The report makes for interesting reading.
At a time when power systems are becoming smaller, lighter and more streamlined they are also having to take on more vital roles such as driving state-of-the-art data centres, delivering higher-voltage EV charging infrastructures, and supporting major breakthroughs in consumer electronics.
The rapid emergence of artificial intelligence (AI), machine learning (ML), factory automation and connected healthcare all depend upon efficient, safe and reliable power systems, which creates unique engineering obstacles and major opportunities.
“Engineers must grapple with multiple priorities when it comes to designing effective, efficient and sustainable power systems that fuel product innovations of all kinds,” said Brian Hauge, SVP and president, Consumer & Commercial Solutions, Molex. “We continually work with our customers across the ecosystem to clear conductivity and connectivity hurdles, risk-reduce product designs, and ultimately create reliable, durable and capable power interfaces and distribution systems tailored for specific applications and environments.”

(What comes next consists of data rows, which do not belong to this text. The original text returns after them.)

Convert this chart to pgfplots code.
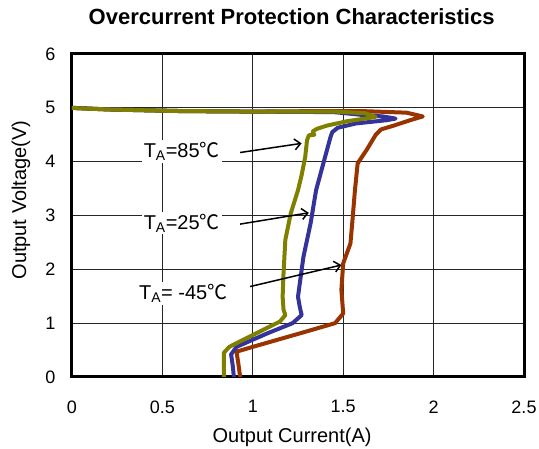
\documentclass[border=0pt]{standalone}
\usepackage{fontspec}
\setmainfont{Liberation Sans}
\newfontfamily\cjk{Noto Sans CJK SC}
\usepackage{pgfplots}
\pgfplotsset{compat=1.18}
\usetikzlibrary{arrows.meta}

\definecolor{cOlive}{RGB}{128,128,0}
\definecolor{cBlue}{RGB}{51,51,153}
\definecolor{cRust}{RGB}{153,51,0}

\begin{document}
\begin{tikzpicture}
\useasboundingbox (-72pt,-72pt) rectangle (467pt,377pt);
\begin{axis}[
    scale only axis,
    width=452pt, height=323pt,
    at={(0,0)}, anchor=south west,
    xmin=0, xmax=2.5, ymin=0, ymax=6,
    xtick={0,0.5,1,1.5,2,2.5},
    ytick={0,1,2,3,4,5,6},
    grid=major,
    major grid style={line width=0.8pt, black!85},
    axis line style={line width=3pt},
    major tick length=0pt,
    /pgf/number format/assume math mode=true,
    tick label style={font=\fontsize{18}{20}\selectfont},
    xticklabel style={yshift=-20pt},
    yticklabel style={xshift=-13pt},
    title={Overcurrent Protection Characteristics},
    title style={font=\bfseries\fontsize{22}{26}\selectfont,
        at={(axis description cs:0.486,1.096)}, anchor=center},
    xlabel={Output Current(A)},
    ylabel={Output Voltage(V)},
    label style={font=\fontsize{20}{24}\selectfont},
    xlabel style={at={(axis description cs:0.487,-0.186)}, anchor=center},
    ylabel style={at={(axis description cs:-0.113,0.548)}, anchor=center, rotate=0},
    every axis plot/.append style={line width=4pt, line join=round, line cap=round},
]
% T_A = -45 C
\addplot[cRust] coordinates {
(0,5.0) (0.2,4.97) (0.6,4.94) (1.0,4.93) (1.4,4.94) (1.6,4.94) (1.85,4.91)
(1.94,4.84) (1.87,4.77)
(1.78,4.67) (1.71,4.60) (1.68,4.50) (1.63,4.22) (1.58,3.97) (1.565,3.47)
(1.55,2.86) (1.54,2.48) (1.50,2.11) (1.49,1.62) (1.50,1.18) (1.455,1.0)
(1.26,0.81) (1.00,0.56) (0.91,0.47) (0.92,0.25) (0.93,0)
};
% T_A = 25 C
\addplot[cBlue] coordinates {
(0,5.0) (0.2,4.97) (0.6,4.94) (1.0,4.93) (1.45,4.92) (1.6,4.87) (1.72,4.84)
(1.79,4.80) (1.74,4.77)
(1.57,4.71) (1.47,4.63) (1.44,4.55) (1.43,4.46) (1.40,4.09) (1.35,3.47)
(1.32,2.86) (1.28,2.23) (1.26,1.74) (1.25,1.49) (1.26,1.30) (1.27,1.15)
(1.22,1.0) (1.08,0.81) (0.91,0.56) (0.88,0.42) (0.89,0.19) (0.895,0)
};
% T_A = 85 C
\addplot[cOlive] coordinates {
(-0.03,5.0) (0.2,4.97) (0.6,4.94) (1.0,4.93) (1.45,4.93) (1.62,4.90) (1.68,4.83)
(1.60,4.79) (1.52,4.75) (1.41,4.67) (1.355,4.61) (1.33,4.56) (1.34,4.50)
(1.31,4.49) (1.30,4.40) (1.29,4.09) (1.27,3.75) (1.25,3.47) (1.21,3.04)
(1.18,2.55) (1.17,1.93) (1.165,1.49) (1.17,1.25) (1.18,1.15) (1.15,1.03)
(1.00,0.78) (0.87,0.56) (0.84,0.45) (0.84,0)
};

\begin{scope}[font=\fontsize{20}{24}\selectfont]
\node[fill=white, inner sep=2pt] at (axis cs:0.607,4.19) {T\textsubscript{A}=85{\cjk ℃}};
\node[fill=white, inner sep=2pt] at (axis cs:0.607,2.86) {T\textsubscript{A}=25{\cjk ℃}};
\node[fill=white, inner sep=2pt] at (axis cs:0.615,1.55) {T\textsubscript{A}= -45{\cjk ℃}};
\end{scope}
\draw[line width=1.5pt, -{Straight Barb[length=6pt,width=11pt]}] (axis cs:0.93,4.17) -- (axis cs:1.27,4.34);
\draw[line width=1.5pt, -{Straight Barb[length=6pt,width=11pt]}] (axis cs:0.93,2.84) -- (axis cs:1.31,3.05);
\draw[line width=1.5pt, -{Straight Barb[length=6pt,width=11pt]}] (axis cs:0.985,1.68) -- (axis cs:1.49,2.08);
\end{axis}
\end{tikzpicture}
\end{document}
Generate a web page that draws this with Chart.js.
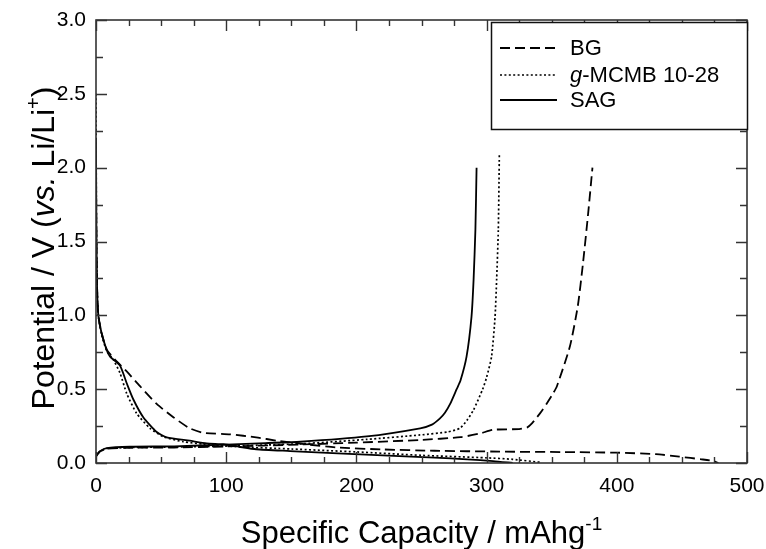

The research, which was conducted by Dimensional Research, surveyed 824 qualified design engineers and engineering managers globally to gauge their experiences and expertise working with power systems.
The report found that 94% of those polled, understanding how to work with power was a critical requirement, with 83% asserting power is one of their greatest design challenges.
While nearly three-quarters of the participants strive to increase energy efficiency in their power-system designs, more than half report simultaneously addressing efficiency, cost, capacity and performance monitoring requirements.
The report found that energy efficiency (73%) and functional safety (66%) were the most frequently reported design considerations, closely followed by signal and power interference (57%), battery requirements (49%), along with system and device miniaturisation (47%).
Addressing harsh environments (41%) and environmental noise (38%) also were cited as important priorities taken into consideration in system designs and implementations.
Among responders, the most daunting obstacles are cost effectiveness (56%), safety (51%), thermal management (48%), electromagnetic interference (EMI) (45%), reliability over time (44%), power integrity (40%) and compliance (36%).
An abundance of design priorities and challenges continue to fuel the need for both custom and off-the-shelf solutions, according to 72% of those surveyed, underscoring the need for power expertise among design engineers and power-solution providers. Respondents ranked the most impactful improvements as battery performance (34%), materials advancements (30%), more efficient thermal management (29%), and battery lifetime (27%).
In addition, 60% of those polled agreed that higher efficiency demands will drive power-design innovations, along with advancements in battery technology (51%), higher-power voltage consumption demands (49%), wireless connectivity (42%) and miniaturisation (40%).
A wide range of macro trends appear to be forcing innovations among those polled, including a shift to renewables (54%), higher functionality demands (53%) and increasing energy costs (52%).
More than four in five respondents expect the demand for power expertise to increase in the next five years, with 57% reporting a significant effort is needed to better understand and comply with power-related regulatory requirements. Moreover, keeping pace with rapid changes in technologies, trends and regulations has elevated the need for hands-on experience (71%) and vendor product training (58%), as well as greater access to resources, such as software tools (61%), design reference documents (54%) and supplier customer support (52%).
On a global scale, engineers from China reported a greater need to understand and comply with power-related regulatory requirements while respondents from this region also were most likely to leverage hands-on experience to keep pace with power innovations.
Meanwhile, engineers based in the United Kingdom reported the most value from peer mentoring or coaching, whereas design engineers from Germany led the world in being most likely to incorporate power considerations at the initial concept phase of product development.